My father-in-law's birthday followed soon after. In addition to being a full-time pastor, he has gone back to school to pursue a Master's degree in History (his specialization is in Native American studies). We started carving our cakes with an electric carving knife, and staged this one on a bed of graham cracker crumbs. The cactus was simply made of wood and covered in fondant, while the tepee "posts" are cinnamon sticks. I like this one not only because of all the different dyes we used, but the tent flaps are really folded back, held in place with broken toothpicks. The designs are piped icing, but the pelts are fondant Tara cut out and pasted on with water. (You can't see it, but one of them is supposed to be a beaver, so she put a crisscross texture on its wide, flat tail.)
Tuesday, June 12, 2007
We had more fun with this cake than any of its predecesors, mainly because of the staging.
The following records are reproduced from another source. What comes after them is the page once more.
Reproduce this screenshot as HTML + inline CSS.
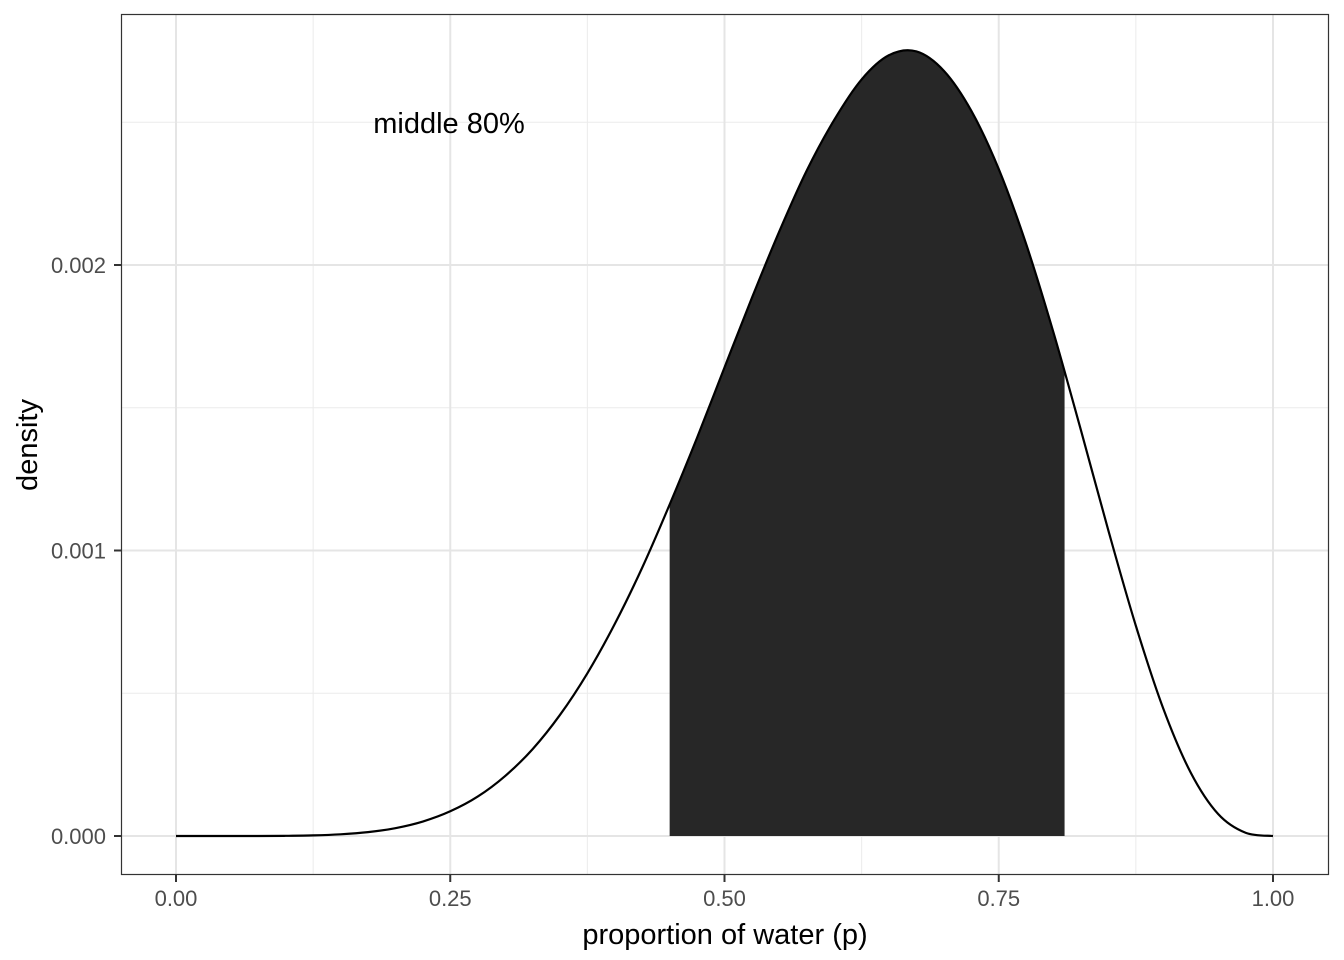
<!DOCTYPE html>
<html><head><meta charset="utf-8">
<style>
html,body{margin:0;padding:0;background:#fff;}
svg{display:block;font-family:"Liberation Sans",Arial,sans-serif;}
</style></head>
<body>
<svg id="chart" width="1344" height="960" viewBox="0 0 1344 960">
<rect x="0" y="0" width="1344" height="960" fill="#fff"/>
<g id="grid"></g>
<g id="marks"></g>
<rect x="121.5" y="14.5" width="1207" height="860" fill="none" stroke="#333" stroke-width="1.2"/>
<g id="axes"></g>
<text x="449" y="133" font-size="29" text-anchor="middle" fill="#000">middle 80%</text>
<text x="725" y="944" font-size="29" text-anchor="middle" fill="#000">proportion of water (p)</text>
<text transform="translate(37,445) rotate(-90)" font-size="29" text-anchor="middle" fill="#000">density</text>
</svg>
<script>
const pGrid = [0,0.025,0.05,0.075,0.1,0.125,0.15,0.175,0.2,0.225,0.25,0.275,0.3,0.325,0.35,0.375,0.4,0.425,0.45,0.475,0.5,0.525,0.55,0.575,0.6,0.625,0.65,0.675,0.7,0.725,0.75,0.775,0.8,0.825,0.85,0.875,0.9,0.925,0.95,0.975,1];
const densityValues = [0,0,0,0.0001,0.0006,0.0021,0.0059,0.0135,0.0275,0.0507,0.0865,0.138,0.210,0.304,0.424,0.570,0.743,0.940,1.161,1.395,1.641,1.885,2.118,2.331,2.508,2.650,2.735,2.748,2.680,2.540,2.336,2.073,1.762,1.420,1.069,0.736,0.446,0.222,0.077,0.0113,0]; // x 0.001
const intervalBounds = [0.45, 0.81];
const xTicks = [0,0.25,0.5,0.75,1];
const xTickLabels = ["0.00","0.25","0.50","0.75","1.00"];
const yTicks = [0,1,2];
const yTickLabels = ["0.000","0.001","0.002"];

const NS="http://www.w3.org/2000/svg";
const xs = p => 176 + p*1097;
const ys = d => 836 - d*285.5;
function mk(tag, attrs, parent){const e=document.createElementNS(NS,tag);for(const k in attrs)e.setAttribute(k,attrs[k]);parent.appendChild(e);return e;}
const grid=document.getElementById('grid'), marks=document.getElementById('marks'), axes=document.getElementById('axes');

for(let i=0;i<xTicks.length-1;i++){const m=(xTicks[i]+xTicks[i+1])/2;
 const l=mk('line',{x1:xs(m),x2:xs(m),y1:14,y2:875,stroke:'#ebebeb','stroke-width':1},grid);
 
 }
for(let i=0;i<yTicks.length;i++){const m=yTicks[i]+0.5;
 const l=mk('line',{x1:121,x2:1329,y1:ys(m),y2:ys(m),stroke:'#ebebeb','stroke-width':1},grid);
 
 }
xTicks.forEach(t=>{const l=mk('line',{x1:xs(t),x2:xs(t),y1:14,y2:875,stroke:'#e5e5e5','stroke-width':2},grid);
 
 });
yTicks.forEach(t=>{const l=mk('line',{x1:121,x2:1329,y1:ys(t),y2:ys(t),stroke:'#e5e5e5','stroke-width':2},grid);
 
 });

function interp(p){for(let i=0;i<pGrid.length-1;i++){if(p>=pGrid[i]&&p<=pGrid[i+1]){const f=(p-pGrid[i])/(pGrid[i+1]-pGrid[i]);return densityValues[i]+f*(densityValues[i+1]-densityValues[i]);}}return 0;}
function pathFor(pts){let d=`M${pts[0][0]},${pts[0][1]}`;for(let i=0;i<pts.length-1;i++){const p0=pts[i-1]||pts[i],p1=pts[i],p2=pts[i+1],p3=pts[i+2]||p2;
 const c1=[p1[0]+(p2[0]-p0[0])/6,p1[1]+(p2[1]-p0[1])/6],c2=[p2[0]-(p3[0]-p1[0])/6,p2[1]-(p3[1]-p1[1])/6];
 d+=`C${c1[0].toFixed(2)},${c1[1].toFixed(2)} ${c2[0].toFixed(2)},${c2[1].toFixed(2)} ${p2[0].toFixed(2)},${p2[1].toFixed(2)}`;}return d;}

const lo=intervalBounds[0], hi=intervalBounds[1];
const sp=[[xs(lo),ys(interp(lo))]];
pGrid.forEach((p,i)=>{if(p>lo&&p<hi)sp.push([xs(p),ys(densityValues[i])]);});
sp.push([xs(hi),ys(interp(hi))]);
const area=mk('path',{d:pathFor(sp)+`L${xs(hi)},${ys(0)}L${xs(lo)},${ys(0)}Z`,fill:'#272727'},marks);



const cp=pGrid.map((p,i)=>[xs(p),ys(densityValues[i])]);
const line=mk('path',{d:pathFor(cp),fill:'none',stroke:'#000','stroke-width':2.2},marks);



xTicks.forEach((t,i)=>{const l=mk('line',{x1:xs(t),x2:xs(t),y1:875,y2:882,stroke:'#333','stroke-width':2},axes);
 
 
 const tx=mk('text',{x:xs(t),y:906,'font-size':22,'text-anchor':'middle',fill:'#4d4d4d'},axes);tx.textContent=xTickLabels[i];
 
 });
yTicks.forEach((t,i)=>{const l=mk('line',{x1:114,x2:121,y1:ys(t),y2:ys(t),stroke:'#333','stroke-width':2},axes);
 
 
 const tx=mk('text',{x:106,y:ys(t)+8,'font-size':22,'text-anchor':'end',fill:'#4d4d4d'},axes);tx.textContent=yTickLabels[i];
 
 });
</script>
</body></html>
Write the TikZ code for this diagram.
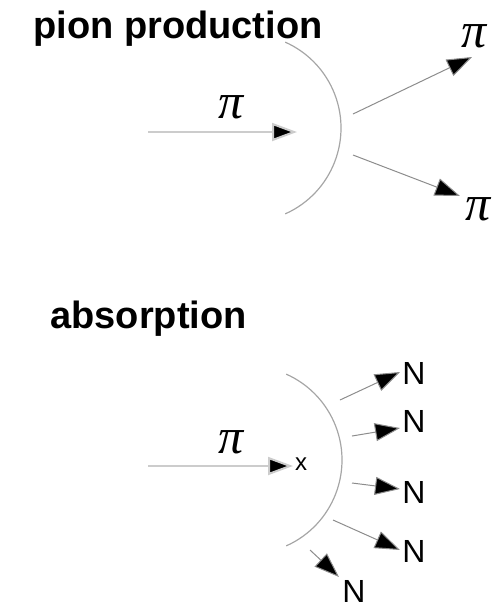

My father has worked in the mushroom industry for twenty years, and this is essentially what a crate of compost looks like with tiny buds sprouting up (except, of course, for the gigantic monster 'shroom in the middle, which--stem and all--is the cake here). The "compost" is crushed-up Oreo cookies, and the other tiny fungi are leftover mini marshmallows. Each layer sits on a cardboard platform which is in turn supported by plastic dowels. The fondant was super simple, since it didn't even need to be dyed.